Two caveats. This only works for a table with equal legs, where the wobble is caused by an uneven floor. If the table has uneven legs, you probably need the folded napkin. Also, the floor can be bumpy but has to be free of steps – if the table is on a staircase, as you often find in outdoor cafes in Tuscan hill towns like San Gimignano, the math doesn’t work. But then, if you are sitting on a restaurant terrace in Tuscany, who cares?

BOOK OF THE MONTH

(I mean, not that it was published this month, but I read it this month, and you should read it next month, so you see, months are coming up all over the place)

Image result for time travel, a history

Time Travel: A History, James Gleick

Gleick’s superpower is to immerse you in intellectual worlds that came before our own.

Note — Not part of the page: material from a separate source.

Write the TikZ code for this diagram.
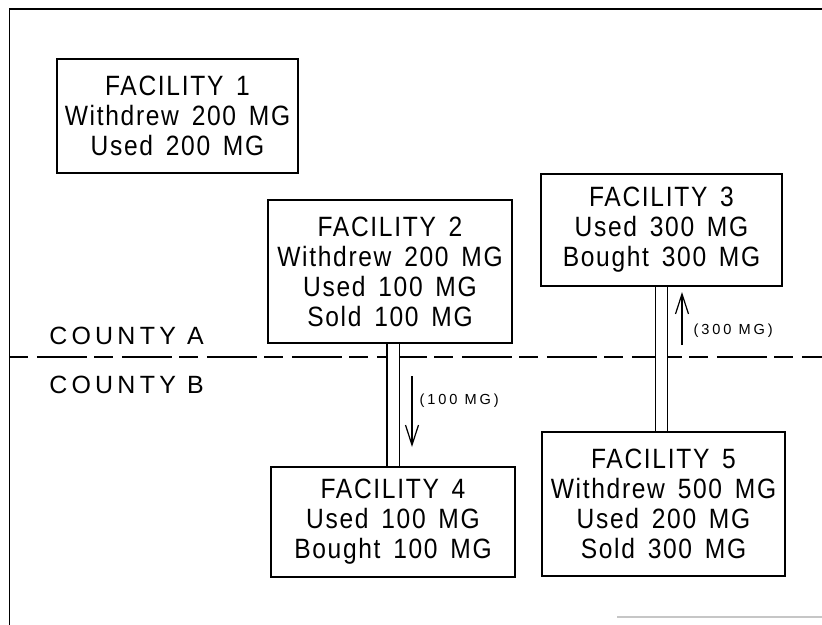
\documentclass[tikz,border=0pt]{standalone}
\usepackage{fontspec}
\setmainfont{Liberation Sans}
\newfontfamily\leroy[FakeStretch=0.88,LetterSpace=6,WordSpace=1.5]{Liberation Sans}
\usetikzlibrary{arrows.meta,backgrounds}
\tikzset{
  facility/.style={draw, line width=0.9pt, inner sep=0pt, align=center,
    font=\leroy\fontsize{15.9}{17.1}\selectfont},
  pipe/.style={double, double distance=0.22cm, line width=0.8pt},
  flow/.style={line width=0.7pt,
    -{Straight Barb[length=0.4cm,width=0.26cm,line width=0.7pt]}},
  flowlabel/.style={right, inner sep=0pt,
    font=\fontsize{8.3}{10}\selectfont\addfontfeature{LetterSpace=20}},
  county/.style={anchor=west, inner sep=0pt,
    font=\fontsize{14.2}{16}\selectfont\addfontfeature{LetterSpace=17}},
}
\begin{document}
\begin{tikzpicture}[x=0.02cm, y=-0.02cm]
  \useasboundingbox (0,0) rectangle (822,625);
  \def\xL{9.5} \def\xR{822} \def\yTop{9} \def\yLine{357}
  % frame
  \draw[line width=1.1pt] (\xL,625) -- (\xL,\yTop) -- (\xR,\yTop);
  \draw[line width=0.8pt, gray!45] (617,617) -- (\xR,617);
  % counties
  \node[county] (ctyA) at (49,336) {COUNTY A};
  \node[county] (ctyB) at (49,385) {COUNTY B};
  % facilities
  \node[facility, minimum width=4.82cm, minimum height=2.28cm] (f1) at (177.5,116)
    {FACILITY 1\\Withdrew 200 MG\\Used 200 MG};
  \node[facility, minimum width=4.88cm, minimum height=2.86cm] (f2) at (390,271.5)
    {FACILITY 2\\Withdrew 200 MG\\Used 100 MG\\Sold 100 MG};
  \node[facility, minimum width=4.82cm, minimum height=2.24cm] (f3) at (661.5,230)
    {FACILITY 3\\Used 300 MG\\Bought 300 MG};
  \node[facility, minimum width=4.88cm, minimum height=2.20cm] (f4) at (393,522)
    {FACILITY 4\\Used 100 MG\\Bought 100 MG};
  \node[facility, minimum width=4.86cm, minimum height=2.88cm] (f5) at (663.5,504)
    {FACILITY 5\\Withdrew 500 MG\\Used 200 MG\\Sold 300 MG};
  % county line and pipes go under the boxes
  \begin{pgfonlayer}{background}
    \draw[line width=1.6pt, dash pattern=on 0.38cm off 0.17cm on 1cm off 0.15cm]
      (\xL,\yLine) -- (\xR,\yLine);
    \draw[pipe] (f4.north |- f2.south) -- (f4.north);
    \draw[pipe] (f3.south) -- (f3.south |- f5.north);
  \end{pgfonlayer}
  % sales
  \coordinate (out2) at (412,376);
  \coordinate (in4) at (412,447);
  \draw[flow] (out2) -- (in4)
    node[flowlabel, pos=0.35, xshift=0.14cm] (q24) {(100 MG)};
  \coordinate (out5) at (682,345);
  \coordinate (in3) at (682,292);
  \draw[flow] (out5) -- (in3)
    node[flowlabel, pos=0.26, xshift=0.22cm] (q53) {(300 MG)};
\end{tikzpicture}
\end{document}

Take his biography of Isaac Newton. Reading it, you slip into a pre-scientific, Aristotelian place, where words like “mass” and “motion” have only fuzzy, ancient meanings.

Or, reading The Information – maybe his best book – you come to see what the train and the telegraph and the dictionary did to the world and to the minds within it. You even, briefly, inhabit a preliterate worldview, an oral intelligence in a fleeting world.

And reading Time Travel, you find yourself in a world just discovering time. The dawn of futurism; the nascent idea of “progress”; the strange invention of “time zones.” The book is less about the travel than it is about the medium (the dimension? the substance? the psychological construct?) that you’re traveling through. Plus lots of great pop culture commentary and poking fun at ill-conceived time metaphors.

I can’t get enough of Gleick’s stuff. You could publish a delightful short story collection out of the footnotes alone.

9 thoughts on “The Twitter Logo is Just Circles

    1. People who scorn Comic Sans usually scorn Times New Roman as well. As Stanley Morison, the creator of TNR, said about his own font (in a good-natured way): “As a new face it should, by the grace of God and the art of man, have been broad and open, gen­er­ous and ample; instead, by the vice of Mam­mon and the mis­ery of the machine, it is big­oted and nar­row, mean and puri­tan.”

  1. The best way to have a wobble-free table is to give it only three legs. Since any three points uniquely determine a plane, such a table cannot wobble, though if the legs are different enough, things may slide off it.

  2. Reading Gleick about time? I’m not sure. His book on chaos did odd things to my brain. For example, chaos now makes sense to me.